Introduction
============
pmount is a wrapper around the standard mount program which permits normal
users to mount removable devices without a matching /etc/fstab entry. This
provides a robust basis for automounting frameworks like GNOME's Utopia project
and confines the amount of code that runs as root to a minimum.

Usage
=====
$ pmount <device> [<label>]

This will mount <device> to a directory below /media if policy is met (see
below). If <label> is given, the mount point will be /media/<label>, otherwise
it will be /media/<device>.

The device will be mounted with the following flags: 
atime,nodev,exec,noauto,nosuid,user,rw.

Please see the manpage pmount(1) for available options.

$ pumount [-l] <device>

This will umount <device> if a similar policy is met. -l does a lazy unmount,
see umount(8).

Policy
======
The mount will succeed if all of the following conditions are met:

- <device> is a block device in /dev/
- <device> is not handled by /etc/fstab (if it is, pmount calls 
  '/bin/mount <device>' to handle this transparently; supplying a label is not
  allowed in this case)
- <device> is not already mounted according to /etc/mtab and /proc/mounts
- if the mount point already exists, there is no device already mounted at it
  and the directory is empty 
- <device> is removable (i. e. on USB or FireWire bus, or
  /sys/block/drive/removable == 1)
- <device> is not locked (see below)

The umount will succeed if all of the following conditions are met:

- <device> is a block device in /dev/ if -l is not supplied
- <device> is not handled by /etc/fstab (if it is, pmount calls
  '/bin/umount <device>' to handle this transparently)
- <device> is mounted according to /etc/mtab and /proc/mounts with the calling
  user's uid
- mount point is in /media

Algorithm
=========
pmount:

1. check if device is already in fstab; if so, drop all privileges (root user
   id) and execute 'mount <device>'
2. check if policy is met
3. determine mount point:
   - label given: check that there are no / in it
   - label not given: label = device name with '/' replaced by '_'
4. if mount point does not exist, create it; if it exists, check that it is
   an empty directory
5. execute mount command with a list of file systems that support specifying
   uid and gid (vfat,udf,iso9660,hfsplus,hfs)
6. if that failed, execute mount command with file systems that don't support
   uid and gid (ext3,ext2,reiserfs,xfs,jfs)

pumount:

1. check if device is already in fstab; if so, drop all privileges (root user
   id) and execute 'umount [-l] <device>'
2. check if policy is met
3. find out the mount point
4. execute umount program
5. delete the mount point

Locking
=======
Some applications like CD burners modify a raw device which must not be mounted
while the burning process is in progress.
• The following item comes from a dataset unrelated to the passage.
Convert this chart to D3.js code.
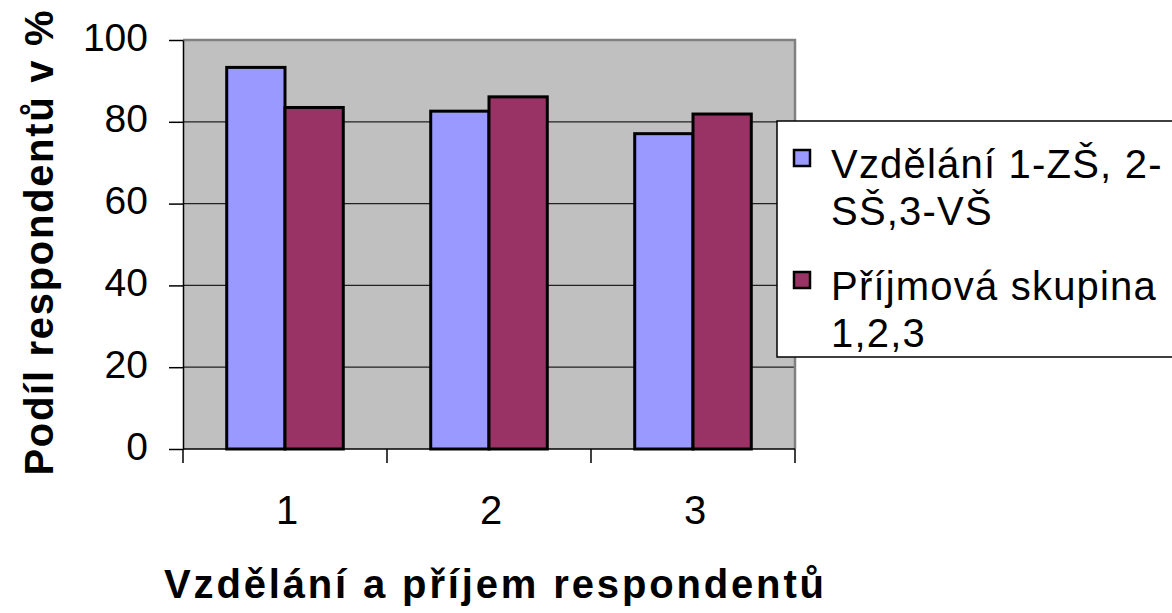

To prevent automatic mounting, pmount
offers a locking mechanism:

  pmount --lock <device> <pid>

will prevent the pmounting of <device> until it is unlocked again using

  pmount --unlock <device> <pid>

This is implemented using lock directories in /var/lock/pmount; this directory
can be configured with the LOCKDIR macro in policy.h.

A lock is always assigned to a particular process <pid>; this allows to lock a
device by several processes.

During mount, the list of process-specific locks is cleaned, i. e. all locks
whose associated process does not exist any more are removed. This prevents
forgotten indefinite locks from crashed programs.